= Tewfik Mishlawi =

Tewfik Mishlawi (1935 – 24 January 2012) was a Lebanese journalist who was known in the Middle East and Arab world.

== Early life and career ==
Born 1935 in Haifa, British Mandate Palestine, Mishlawi fled to Lebanon with his family during the 1948 Palestinian expulsion and flight. Eventually becoming a naturalized Lebanese, Mishlawi studied economics at the American University of Beirut (AUB). Mishlawi did research work in the field of journalism, involving such topics as foreign perceptions of the American news media and journalism from a third world perspective.

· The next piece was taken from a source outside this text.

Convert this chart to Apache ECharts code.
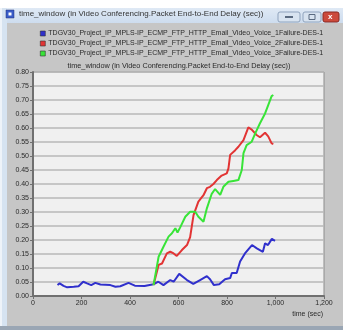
<!DOCTYPE html>
<html><head><meta charset="utf-8">
<script src="https://cdn.jsdelivr.net/npm/echarts@6/dist/echarts.min.js"></script>
<style>html,body{margin:0;padding:0;background:#fff}#c{width:343px;height:330px}</style>
</head><body><div id="c"></div>
<script>
const seriesNames = [
  'TDGV30_Project_IP_MPLS-IP_ECMP_FTP_HTTP_Email_Video_Voice_1Failure-DES-1',
  'TDGV30_Project_IP_MPLS-IP_ECMP_FTP_HTTP_Email_Video_Voice_2Failure-DES-1',
  'TDGV30_Project_IP_MPLS-IP_ECMP_FTP_HTTP_Email_Video_Voice_3Failure-DES-1'
];
const blueTimes = [101,110,126,141,168,188,207,223,240,257,278,319,340,360,394,420,460,497,517,538,566,580,603,635,661,689,717,730,746,768,775,792,813,820,840,854,874,903,923,948,957,969,985,998];
const blueValues = [0.039,0.045,0.036,0.031,0.033,0.035,0.051,0.045,0.039,0.047,0.041,0.039,0.033,0.035,0.047,0.037,0.036,0.042,0.051,0.039,0.057,0.051,0.079,0.057,0.043,0.057,0.071,0.060,0.039,0.042,0.036,0.060,0.064,0.082,0.082,0.123,0.152,0.182,0.170,0.158,0.188,0.182,0.204,0.197];
const redTimes = [497,518,532,552,566,580,593,614,635,648,662,682,703,717,730,744,758,778,799,806,813,819,833,847,868,888,902,922,936,957,970,984,991];
const redValues = [0.039,0.111,0.116,0.152,0.158,0.152,0.143,0.164,0.182,0.21,0.289,0.337,0.36,0.385,0.39,0.40,0.414,0.43,0.438,0.456,0.504,0.51,0.52,0.533,0.557,0.602,0.594,0.575,0.567,0.583,0.57,0.545,0.543];
const greenTimes = [497,518,538,559,573,587,596,607,628,648,669,682,703,717,737,751,772,785,806,826,847,861,868,881,902,916,936,957,970,984,991];
const greenValues = [0.039,0.14,0.176,0.212,0.224,0.242,0.227,0.245,0.283,0.301,0.301,0.283,0.265,0.313,0.365,0.382,0.361,0.39,0.408,0.411,0.414,0.45,0.51,0.539,0.551,0.58,0.617,0.652,0.682,0.714,0.718];
const colors = ['#3030cc','#e23434','#38e438'];
const windowTitle = 'time_window (in Video Conferencing.Packet End-to-End Delay (sec))';
const chartTitle = 'time_window (in Video Conferencing.Packet End-to-End Delay (sec))';
const xAxisName = 'time (sec)';

const pairs = (ts, vs) => ts.map((t, i) => [t, vs[i]]);
const seriesData = [pairs(blueTimes, blueValues), pairs(redTimes, redValues), pairs(greenTimes, greenValues)];
const FONT = 'Liberation Sans, Arial, sans-serif';

const chart = echarts.init(document.getElementById('c'), null, {renderer: 'canvas'});
chart.setOption({
  backgroundColor: '#c6c6c6',
  animation: false,
  textStyle: {fontFamily: FONT},
  title: {
    text: chartTitle, left: 179, top: 62, textAlign: 'center', padding: 0,
    textStyle: {fontSize: 7.3, fontWeight: 'normal', color: '#2a2a2a', fontFamily: FONT}
  },
  legend: {
    orient: 'vertical', left: 40, top: 30, padding: 0, itemGap: 3,
    itemWidth: 5, itemHeight: 5, icon: 'rect',
    itemStyle: {borderColor: '#333', borderWidth: 0.6},
    textStyle: {fontSize: 7, color: '#2a2a2a', padding: [0,0,0,-2], fontFamily: FONT},
    data: seriesNames
  },
  grid: {left: 33, right: 19, top: 72, bottom: 34, show: true, backgroundColor: '#f0f0f0', borderColor: '#8c8c8c', borderWidth: 1},
  xAxis: {
    type: 'value', min: 0, max: 1200, interval: 200,
    axisLine: {show: true, onZero: false, lineStyle: {color: '#707070', width: 2}},
    axisTick: {show: true, length: 3, lineStyle: {color: '#707070'}},
    axisLabel: {fontSize: 7, color: '#2a2a2a', margin: 4, formatter: v => v.toLocaleString('en-US')},
    splitLine: {show: false}
  },
  yAxis: {
    type: 'value', min: 0, max: 0.8, interval: 0.05,
    axisLine: {show: true, lineStyle: {color: '#707070', width: 2}},
    axisTick: {show: true, length: 3, lineStyle: {color: '#707070'}},
    axisLabel: {fontSize: 7, color: '#2a2a2a', margin: 4, formatter: v => v.toFixed(2)},
    splitLine: {show: true, lineStyle: {color: '#b8b8b8', width: 1.5}}
  },
  series: seriesNames.map((n, i) => ({
    name: n, type: 'line', data: seriesData[i], showSymbol: false, smooth: false,
    color: colors[i], lineStyle: {width: 2, color: colors[i]}
  })),
  graphic: [
    {type: 'rect', shape: {x: 0, y: 0, width: 343, height: 8}, style: {fill: '#ffffff'}},
    {type: 'rect', shape: {x: 0, y: 8, width: 343, height: 15}, style: {fill: new echarts.graphic.LinearGradient(0,0,0,1,[{offset:0,color:'#dfe9f5'},{offset:1,color:'#cddcee'}])}},
    {type: 'rect', shape: {x: 0, y: 8, width: 7, height: 322}, style: {fill: '#d6e3f1'}},
    {type: 'rect', shape: {x: 0, y: 8, width: 2, height: 322}, style: {fill: '#eef3f9'}},
    {type: 'rect', shape: {x: 0, y: 326, width: 343, height: 4}, style: {fill: '#9aa6b4'}},
    {type: 'rect', shape: {x: 6, y: 10, width: 8, height: 8}, style: {fill: '#3a5cc8', stroke: '#20307a', lineWidth: 0.5}},
    {type: 'rect', shape: {x: 8.5, y: 12.5, width: 3, height: 3}, style: {fill: '#ffffff'}},
    {type: 'text', left: 19, top: 10, style: {text: windowTitle, fontSize: 8, fill: '#333', fontFamily: FONT}},
    {type: 'rect', shape: {x: 278, y: 12, width: 22, height: 10, r: 2}, style: {fill: '#d8e3f0', stroke: '#8fa3bd', lineWidth: 1}},
    {type: 'rect', shape: {x: 285, y: 16, width: 8, height: 2}, style: {fill: '#5a6a80'}},
    {type: 'rect', shape: {x: 303, y: 12, width: 18, height: 10, r: 2}, style: {fill: '#d8e3f0', stroke: '#8fa3bd', lineWidth: 1}},
    {type: 'rect', shape: {x: 309, y: 14.5, width: 6, height: 5}, style: {fill: 'none', stroke: '#5a6a80', lineWidth: 1}},
    {type: 'rect', shape: {x: 323, y: 12, width: 16, height: 10, r: 2}, style: {fill: '#cc4a3c', stroke: '#8a2a22', lineWidth: 1}},
    {type: 'text', left: 328, top: 12.5, style: {text: 'x', fontSize: 8, fontWeight: 'bold', fill: '#fff', fontFamily: FONT}},
    {type: 'text', right: 20, top: 311, style: {text: xAxisName, fontSize: 7, fill: '#2a2a2a', fontFamily: FONT}}
  ]
});
</script></body></html>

From 1963 to 1973, Mishlawi was deputy editor in chief of The Daily Star, Lebanon's only English language daily newspaper. From 1973 to 1976, he worked as a staff reporter for the Beirut Bureau of the United Press International. From 1973 to 1985, he was Special Middle East correspondent for The Wall Street Journal, providing hard news, analysis, and features. From 1977 to 1979, he was ad hoc correspondent for BusinessWeek in New York City. From 1980 to 1983 he was special correspondent for The Times in London, providing hard news. From 1985 to 1992, he was director of training at the Center for Foreign Journalists in Reston, Virginia.

Since returning to Lebanon in 1992, he had continued working on his own periodical, the Middle East Reporter (MER), a media digest that would translate and sum up the Arabic press for foreign diplomats and academics.